For information about multi-node traffic database configuration, see "Scale Traffic Database to Multiple Nodes" in the PCE Installation and Upgrade Guide.
Coordinator primary node failure
If the coordinator master completely fails, all the data-related PCE applications might be unavailable for a brief period. All other PCE services should be operational.
Recovery is automatic after the failover timeout. The coordinator replica will be promoted to the primary, and all data-related applications should work as usual when the recovery is done.
Warning
Any unprocessed traffic flow data on the coordinator primary will be lost until the coordinator primary is back to normal.
Coordinator primary does not start
If the coordinator primary does not start, the PCE will not function as usual.
There are two options for recovery:
Find the root cause of the failure and fix it. Contact Illumio Support if needed.
Promote a replica coordinator node to primary.
Warning
Promoting a replica coordinator to a primary can result in data loss. Use this recovery procedure only as a last resort.
To promote a replica coordinator node to primary:
sudo -u ilo-pce illumio-pce-ctl promote-coordinator-node cluster-leader-address
Worker primary node nailure
If the worker's primary node fails, all data-related applications might be unavailable briefly. All other PCE services should be operational.
Recovery is automatic after the failover timeout. The worker replica will be promoted to the primary. All data-related applications should work as usual once the recovery is done.
Warning
Any data not replicated to the replica worker node before the failure will be lost.
Worker primary does not start
If the worker primary does not start, the PCE will not function as usual.
There are two options for recovery:
Find the root cause of the failure and fix it. Contact Illumio Support if needed.
Promote the corresponding replica worker node to the primary.
Warning
Promoting a replica worker to primary can result in data loss. Use this recovery procedure only as a last resort.
To promote a replica worker node to primary, find out the corresponding replica worker for the failed primary node. Run the following command to list the metadata information for all the workers. Get the IP address of the replica for the failed primary:
sudo -u ilo-pce illumio-pce-db-management traffic citus-worker-metadata
Promote the replica worker node to primary:
sudo -u ilo-pce illumio-pce-ctl promote-worker-node core-node-ip
Complete Cluster Failure
In this rare failure case, the entire PCE cluster has failed.

Stage | Details |
---|---|
Preconditions | Illumio assumes that you have met the following conditions before the failure occurs for this failure case. IMPORTANT: You must consistently and frequently back up the PCE primary database to an external storage system that can be used for restoring the primary database after this type of failure.
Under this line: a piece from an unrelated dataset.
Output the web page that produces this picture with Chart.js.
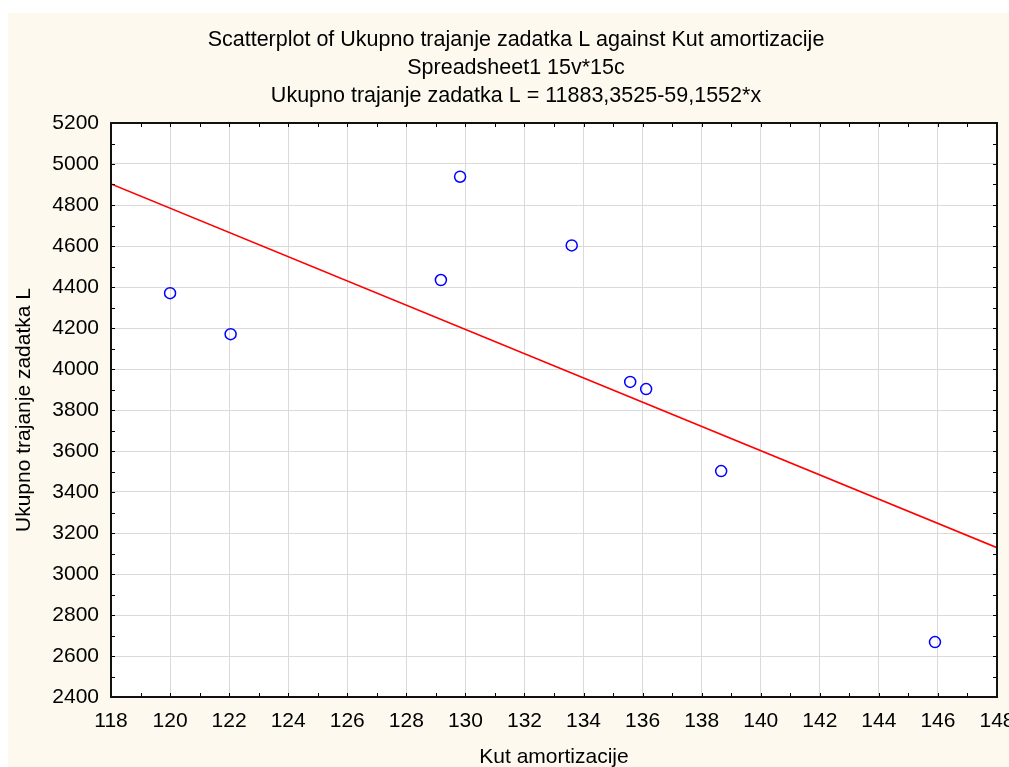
<!DOCTYPE html>
<html>
<head>
<meta charset="utf-8">
<script src="https://cdn.jsdelivr.net/npm/chart.js@4"></script>
<style>
  html, body { margin: 0; padding: 0; background: #ffffff; }
  #wrap { width: 1009px; height: 767px; }
</style>
</head>
<body>
<div id="wrap"><canvas id="chart" width="1009" height="767"></canvas></div>
<script>
// values
const kutAmortizacije = [120.0, 122.05, 129.17, 129.82, 133.6, 135.58, 136.12, 138.66, 145.9];
const ukupnoTrajanje = [4370, 4170, 4434, 4938, 4603, 3937, 3902, 3502, 2668];

// fitted line from the title: y = 11883,3525 - 59,1552*x
const intercept = 11883.3525;
const slope = -59.1552;

const xMin = 118, xMax = 148, xStep = 2;
const yMin = 2400, yMax = 5200, yStep = 200;

const titleLines = [
    'Scatterplot of Ukupno trajanje zadatka L against Kut amortizacije',
    'Spreadsheet1 15v*15c',
    'Ukupno trajanje zadatka L = 11883,3525-59,1552*x'
];

const fontFamily = '"Liberation Sans", Arial, sans-serif';

const points = kutAmortizacije.map((x, i) => ({ x: x, y: ukupnoTrajanje[i] }));
const fitLine = [xMin, xMax].map(x => ({ x: x, y: intercept + slope * x }));

// cream panel + white plot area
const backgroundPlugin = {
    id: 'panelBackground',
    beforeDraw(chart) {
        const ctx = chart.ctx;
        const a = chart.chartArea;
        ctx.save();
        ctx.fillStyle = '#fdf9ef';
        ctx.fillRect(8, 13, chart.width - 8, chart.height - 13);
        ctx.fillStyle = '#ffffff';
        ctx.fillRect(a.left, a.top, a.right - a.left, a.bottom - a.top);
        ctx.restore();
    }
};

// box frame and small inward ticks on all four sides
const framePlugin = {
    id: 'frameTicks',
    afterDraw(chart) {
        const ctx = chart.ctx;
        const a = chart.chartArea;
        const xs = chart.scales.x, ys = chart.scales.y;
        const len = 4;
        ctx.save();
        ctx.strokeStyle = '#000000';
        ctx.lineWidth = 1;
        ctx.beginPath();
        for (let v = xMin; v <= xMax; v += 1) {
            const px = Math.round(xs.getPixelForValue(v)) + 0.5;
            ctx.moveTo(px, a.bottom); ctx.lineTo(px, a.bottom - len);
            ctx.moveTo(px, a.top); ctx.lineTo(px, a.top + len);
        }
        for (let v = yMin; v <= yMax; v += 100) {
            const py = Math.round(ys.getPixelForValue(v)) + 0.5;
            ctx.moveTo(a.left, py); ctx.lineTo(a.left + len, py);
            ctx.moveTo(a.right, py); ctx.lineTo(a.right - len, py);
        }
        ctx.stroke();
        ctx.lineWidth = 2;
        ctx.strokeStyle = '#111111';
        ctx.strokeRect(a.left, a.top, a.right - a.left, a.bottom - a.top);
        ctx.restore();
    }
};

new Chart(document.getElementById('chart'), {
    type: 'scatter',
    data: {
        datasets: [{
            type: 'line',
            label: 'fit',
            data: fitLine,
            borderColor: '#ff0000',
            borderWidth: 1.5,
            pointRadius: 0,
            fill: false,
            order: 2
        }, {
            label: 'Ukupno trajanje zadatka L',
            data: points,
            pointStyle: 'circle',
            pointRadius: 5.5,
            borderColor: '#0000ff',
            backgroundColor: 'rgba(0,0,0,0)',
            borderWidth: 1.5,
            order: 1
        }]
    },
    options: {
        responsive: false,
        animation: false,
        layout: { padding: { left: 35, right: 12, top: 0, bottom: 0 } },
        plugins: {
            legend: { display: false },
            tooltip: { enabled: false },
            title: {
                display: true,
                text: titleLines,
                color: '#000000',
                font: { family: fontFamily, size: 21.5, weight: 'normal', lineHeight: '28px' },
                padding: { top: 26, bottom: 13 }
            }
        },
        scales: {
            x: {
                type: 'linear',
                min: xMin,
                max: xMax,
                afterFit(scale) {
                    scale.height = 70;
                    scale.paddingLeft = 0;
                    scale.paddingRight = 0;
                },
                ticks: {
                    stepSize: xStep,
                    color: '#000000',
                    padding: 12,
                    maxRotation: 0,
                    font: { family: fontFamily, size: 21 },
                    callback: v => String(v)
                },
                grid: { color: '#dadada', lineWidth: 1, drawTicks: false },
                border: { display: false },
                title: {
                    display: true,
                    text: 'Kut amortizacije',
                    color: '#000000',
                    font: { family: fontFamily, size: 21, lineHeight: 1.2 },
                    padding: { top: 0, bottom: -2.6 }
                }
            },
            y: {
                type: 'linear',
                min: yMin,
                max: yMax,
                afterFit(scale) {
                    scale.width = 76;
                    scale.paddingTop = 0;
                    scale.paddingBottom = 0;
                },
                ticks: {
                    stepSize: yStep,
                    color: '#000000',
                    padding: 12,
                    font: { family: fontFamily, size: 21 },
                    callback: v => String(v)
                },
                grid: { color: '#dadada', lineWidth: 1, drawTicks: false },
                border: { display: false },
                title: {
                    display: true,
                    text: 'Ukupno trajanje zadatka L',
                    color: '#000000',
                    font: { family: fontFamily, size: 21, lineHeight: 1.2 },
                    padding: { top: -23.6, bottom: 0 }
                }
            }
        }
    },
    plugins: [backgroundPlugin, framePlugin]
});
</script>
</body>
</html>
You need access to this backup database file to recover from this failure case. The
|
Failure behavior | PCE
VENs
|
Recovery |
|
Full Recovery | See Complete Cluster Recovery for full recovery information; perform all the listed steps on the restored primary cluster. |
Complete Cluster Recovery
Recovering from this failure case requires performing the following tasks:
Power on all nodes in the secondary PCE cluster.
Use the database backup file from your most recent backup and restore the backup on the primary database node.
To restore the PCE database from backup, perform the following steps:
On all nodes in the PCE cluster, stop the PCE software:
sudo -u ilo-pce illumio-pce-ctl stop
On all nodes in the PCE cluster, start the PCE software at runlevel 1:
sudo -u ilo-pce illumio-pce-ctl start --runlevel 1
Determine the primary database node:
sudo -u ilo-pce illumio-pce-db-management show-master
On the primary database node, restore the database:
sudo -u ilo-pce illumio-pce-db-management restore --file <location of prior db dump file>
Migrate the database by running this command:
sudo -u ilo-pce illumio-pce-db-management migrate
Copy the Illumination data file from the primary database to the other data node. The file is located in the following directory on both nodes:
<persistent_data_root>/redis/redis_traffic_0_master.rdb
Bring the PCE cluster to runlevel 5:
sudo -u ilo-pce illumio-pce-ctl set-runlevel 5
Verify that you can log into the PCE web console.
PCE-Based VEN Distribution Recovery
When you rely on the PCE-based distribution of VEN software, after you have recovered from a PCE cluster failure, you need to reload or redeploy the PCE VEN Library.
When you have at least one PCE core node unaffected by the failure, you can redeploy the VEN library to the other nodes.
When the failure is catastrophic and you have to replace the entire PCE cluster, you need to reload the PCE's VEN library. See VEN Administration Guide for information.
Restore VENs Paired to Failed PCE
A failed PCE does not receive information from VENs paired with it. This lack of connectivity can result in stale IP addresses and other information recorded for the VENs. Additionally, other PCEs might also have this stale information only. When the PCE regains connectivity, the PCE eventually marks those uncommunicative VENs “offline” and removes them from the policy.
To resolve this situation, you must delete the “offline” workloads from the PCE by using the PCE web console or the REST API. After deleting the VENs, you can re-install and re-activate the affected VENs on the affected workloads.